Weibo, “China’s Twitter,” has begun offering shares on one of America’s free market stock exchanges. But unlike in the United States, where freedom of expression is protected, in China social media companies rely on censorship for their business model. Weibo’s regulatory disclosures reveal a company’s balancing act between censoring too much and too little.
An excerpt of the ProPublica report, in F&O’s Dispatches/Money section:
As of last week, investors can purchase shares of Weibo, sometimes called “China’s Twitter,” on NASDAQ. The company’s regulatory filing with the Securities and Exchange Commission reveals details not previously known about Weibo’s censorship apparatus…

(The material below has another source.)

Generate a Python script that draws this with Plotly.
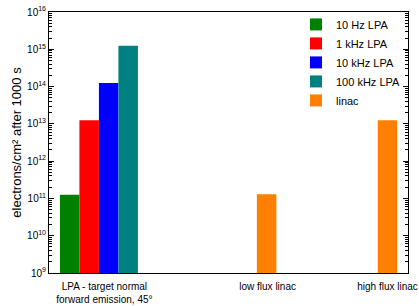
import plotly.graph_objects as go

# Data
lpa_names = ["10 Hz LPA", "1 kHz LPA", "10 kHz LPA", "100 kHz LPA"]
lpa_colors = ["#008000", "#FF0000", "#0000FF", "#008080"]
lpa_pos = [1, 2, 3, 4]
lpa_values = [1.25e11, 1.25e13, 1.25e14, 1.25e15]

linac_name = "linac"
linac_color = "#FF8000"
linac_pos = [11.1, 17.3]
linac_values = [1.3e11, 1.25e13]

cat_pos = [2.78, 11.15, 17.3]
cat_labels = ["LPA - target normal<br>forward emission, 45°", "low flux linac", "high flux linac"]

exponents = list(range(9, 17))
major_vals = [10.0 ** n for n in exponents]
major_text = ["10<sup>%d</sup>" % n for n in exponents]
minor_vals = [k * 10.0 ** n for n in range(9, 16) for k in range(2, 10)]

fig = go.Figure()
for name, col, p, v in zip(lpa_names, lpa_colors, lpa_pos, lpa_values):
    fig.add_trace(go.Bar(x=[p], y=[v], name=name, marker=dict(color=col, line=dict(width=0)),
                         width=1))
fig.add_trace(go.Bar(x=linac_pos, y=linac_values, name=linac_name,
                     marker=dict(color=linac_color, line=dict(width=0)), width=1))

font = "Liberation Sans, Arial, sans-serif"
fig.update_layout(
    width=419, height=306,
    margin=dict(l=49, r=11, t=10, b=33),
    paper_bgcolor="white", plot_bgcolor="white",
    font=dict(family=font, size=11, color="black"),
    barmode="overlay",
    showlegend=True,
    legend=dict(x=0.688, y=1.008, xanchor="left", yanchor="top",
                bgcolor="rgba(0,0,0,0)", font=dict(size=11),
                tracegroupgap=0, itemwidth=30),
    xaxis=dict(range=[-0.06, 18.35], tickmode="array", tickvals=cat_pos, ticktext=cat_labels,
               showline=True, linecolor="black", linewidth=1, mirror=True,
               ticks="", showgrid=False, zeroline=False, automargin=False,
               ticklabelstandoff=4, tickfont=dict(size=10)),
    yaxis=dict(type="log", range=[9, 16], tickmode="array", tickvals=major_vals, ticktext=major_text,
               showline=True, linecolor="black", linewidth=1, mirror="allticks",
               ticks="inside", ticklen=5, tickwidth=1, tickcolor="#000000",
               showgrid=False, zeroline=False, automargin=False, tickfont=dict(size=10),
               minor=dict(ticks="inside", ticklen=3, tickwidth=1, tickcolor="#000000",
                          tickmode="array", tickvals=minor_vals, showgrid=False),
               title=dict(text="electrons/cm² after 1000 s", font=dict(size=13), standoff=2)),
)
fig.write_html("out.html")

Weibo, like all Internet publishers and providers in China, is prohibited from letting their users display content that is obscene, fraudulent, defamatory or otherwise illegal under Chinese laws. The content prohibitions also forbid material that “impairs the national dignity of China,” “is reactionary,” “superstitious,” or “socially destabilizing.”
As required under SEC regulations, the company must list for investors potential risks that might affect its share price. Weibo is up front about the risk the Chinese government’s regulation of content poses to its ability so succeed. “Failure to [censor] may subject us to liabilities and penalties and may even result in the temporary blockage or complete shutdown of our online operations.”